Written task:
Drop the pictures, then extract the listing word for word.

Information provided:
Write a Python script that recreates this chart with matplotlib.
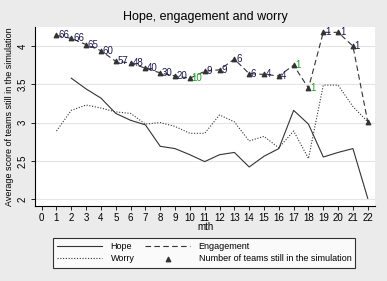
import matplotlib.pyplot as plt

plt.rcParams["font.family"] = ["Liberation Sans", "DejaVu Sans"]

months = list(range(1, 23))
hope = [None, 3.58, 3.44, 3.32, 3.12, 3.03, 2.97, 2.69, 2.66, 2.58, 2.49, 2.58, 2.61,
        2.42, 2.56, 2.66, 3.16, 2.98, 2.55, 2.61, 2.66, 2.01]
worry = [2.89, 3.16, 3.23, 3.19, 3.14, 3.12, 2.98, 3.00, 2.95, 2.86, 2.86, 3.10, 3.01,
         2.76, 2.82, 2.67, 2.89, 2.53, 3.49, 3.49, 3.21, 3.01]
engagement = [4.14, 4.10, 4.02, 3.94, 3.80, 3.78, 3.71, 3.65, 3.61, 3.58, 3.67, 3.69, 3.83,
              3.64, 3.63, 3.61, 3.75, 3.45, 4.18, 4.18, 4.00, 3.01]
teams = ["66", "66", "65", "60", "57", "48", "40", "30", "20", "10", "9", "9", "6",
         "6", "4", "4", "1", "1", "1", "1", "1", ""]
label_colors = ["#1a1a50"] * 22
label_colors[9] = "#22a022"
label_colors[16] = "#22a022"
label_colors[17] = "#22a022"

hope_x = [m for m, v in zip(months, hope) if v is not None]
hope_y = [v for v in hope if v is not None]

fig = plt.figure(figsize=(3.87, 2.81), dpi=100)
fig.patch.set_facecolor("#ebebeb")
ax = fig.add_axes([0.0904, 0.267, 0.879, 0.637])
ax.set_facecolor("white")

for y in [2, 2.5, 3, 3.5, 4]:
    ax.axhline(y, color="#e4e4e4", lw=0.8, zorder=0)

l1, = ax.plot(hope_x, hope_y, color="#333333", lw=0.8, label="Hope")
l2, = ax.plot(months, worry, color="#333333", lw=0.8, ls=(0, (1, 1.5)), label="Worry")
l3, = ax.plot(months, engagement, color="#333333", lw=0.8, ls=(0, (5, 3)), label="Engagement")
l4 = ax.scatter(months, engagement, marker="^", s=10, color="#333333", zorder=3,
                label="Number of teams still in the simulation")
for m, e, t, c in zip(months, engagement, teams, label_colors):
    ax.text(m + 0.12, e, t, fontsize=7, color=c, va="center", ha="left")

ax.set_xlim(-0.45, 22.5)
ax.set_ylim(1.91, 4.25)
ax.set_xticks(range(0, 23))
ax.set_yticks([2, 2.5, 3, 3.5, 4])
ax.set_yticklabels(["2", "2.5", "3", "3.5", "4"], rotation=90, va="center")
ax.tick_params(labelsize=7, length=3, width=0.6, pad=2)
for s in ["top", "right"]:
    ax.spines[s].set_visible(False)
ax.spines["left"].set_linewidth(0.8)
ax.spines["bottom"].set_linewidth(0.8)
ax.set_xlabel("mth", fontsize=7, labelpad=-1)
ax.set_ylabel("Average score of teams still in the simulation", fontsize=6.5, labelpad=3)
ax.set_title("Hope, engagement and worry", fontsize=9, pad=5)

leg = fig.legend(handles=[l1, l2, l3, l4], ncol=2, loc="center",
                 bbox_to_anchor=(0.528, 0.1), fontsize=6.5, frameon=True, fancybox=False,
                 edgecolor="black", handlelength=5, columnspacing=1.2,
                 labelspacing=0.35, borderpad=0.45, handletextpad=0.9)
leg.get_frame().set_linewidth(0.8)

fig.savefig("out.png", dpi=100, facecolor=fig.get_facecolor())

Answer below:
Write a Python script that recreates this chart with matplotlib.
import matplotlib.pyplot as plt

plt.rcParams["font.family"] = ["Liberation Sans", "DejaVu Sans"]

months = list(range(1, 23))
hope = [None, 3.58, 3.44, 3.32, 3.12, 3.03, 2.97, 2.69, 2.66, 2.58, 2.49, 2.58, 2.61,
        2.42, 2.56, 2.66, 3.16, 2.98, 2.55, 2.61, 2.66, 2.01]
worry = [2.89, 3.16, 3.23, 3.19, 3.14, 3.12, 2.98, 3.00, 2.95, 2.86, 2.86, 3.10, 3.01,
         2.76, 2.82, 2.67, 2.89, 2.53, 3.49, 3.49, 3.21, 3.01]
engagement = [4.14, 4.10, 4.02, 3.94, 3.80, 3.78, 3.71, 3.65, 3.61, 3.58, 3.67, 3.69, 3.83,
              3.64, 3.63, 3.61, 3.75, 3.45, 4.18, 4.18, 4.00, 3.01]
teams = ["66", "66", "65", "60", "57", "48", "40", "30", "20", "10", "9", "9", "6",
         "6", "4", "4", "1", "1", "1", "1", "1", ""]
label_colors = ["#1a1a50"] * 22
label_colors[9] = "#22a022"
label_colors[16] = "#22a022"
label_colors[17] = "#22a022"

hope_x = [m for m, v in zip(months, hope) if v is not None]
hope_y = [v for v in hope if v is not None]

fig = plt.figure(figsize=(3.87, 2.81), dpi=100)
fig.patch.set_facecolor("#ebebeb")
ax = fig.add_axes([0.0904, 0.267, 0.879, 0.637])
ax.set_facecolor("white")

for y in [2, 2.5, 3, 3.5, 4]:
    ax.axhline(y, color="#e4e4e4", lw=0.8, zorder=0)

l1, = ax.plot(hope_x, hope_y, color="#333333", lw=0.8, label="Hope")
l2, = ax.plot(months, worry, color="#333333", lw=0.8, ls=(0, (1, 1.5)), label="Worry")
l3, = ax.plot(months, engagement, color="#333333", lw=0.8, ls=(0, (5, 3)), label="Engagement")
l4 = ax.scatter(months, engagement, marker="^", s=10, color="#333333", zorder=3,
                label="Number of teams still in the simulation")
for m, e, t, c in zip(months, engagement, teams, label_colors):
    ax.text(m + 0.12, e, t, fontsize=7, color=c, va="center", ha="left")

ax.set_xlim(-0.45, 22.5)
ax.set_ylim(1.91, 4.25)
ax.set_xticks(range(0, 23))
ax.set_yticks([2, 2.5, 3, 3.5, 4])
ax.set_yticklabels(["2", "2.5", "3", "3.5", "4"], rotation=90, va="center")
ax.tick_params(labelsize=7, length=3, width=0.6, pad=2)
for s in ["top", "right"]:
    ax.spines[s].set_visible(False)
ax.spines["left"].set_linewidth(0.8)
ax.spines["bottom"].set_linewidth(0.8)
ax.set_xlabel("mth", fontsize=7, labelpad=-1)
ax.set_ylabel("Average score of teams still in the simulation", fontsize=6.5, labelpad=3)
ax.set_title("Hope, engagement and worry", fontsize=9, pad=5)

leg = fig.legend(handles=[l1, l2, l3, l4], ncol=2, loc="center",
                 bbox_to_anchor=(0.528, 0.1), fontsize=6.5, frameon=True, fancybox=False,
                 edgecolor="black", handlelength=5, columnspacing=1.2,
                 labelspacing=0.35, borderpad=0.45, handletextpad=0.9)
leg.get_frame().set_linewidth(0.8)

fig.savefig("out.png", dpi=100, facecolor=fig.get_facecolor())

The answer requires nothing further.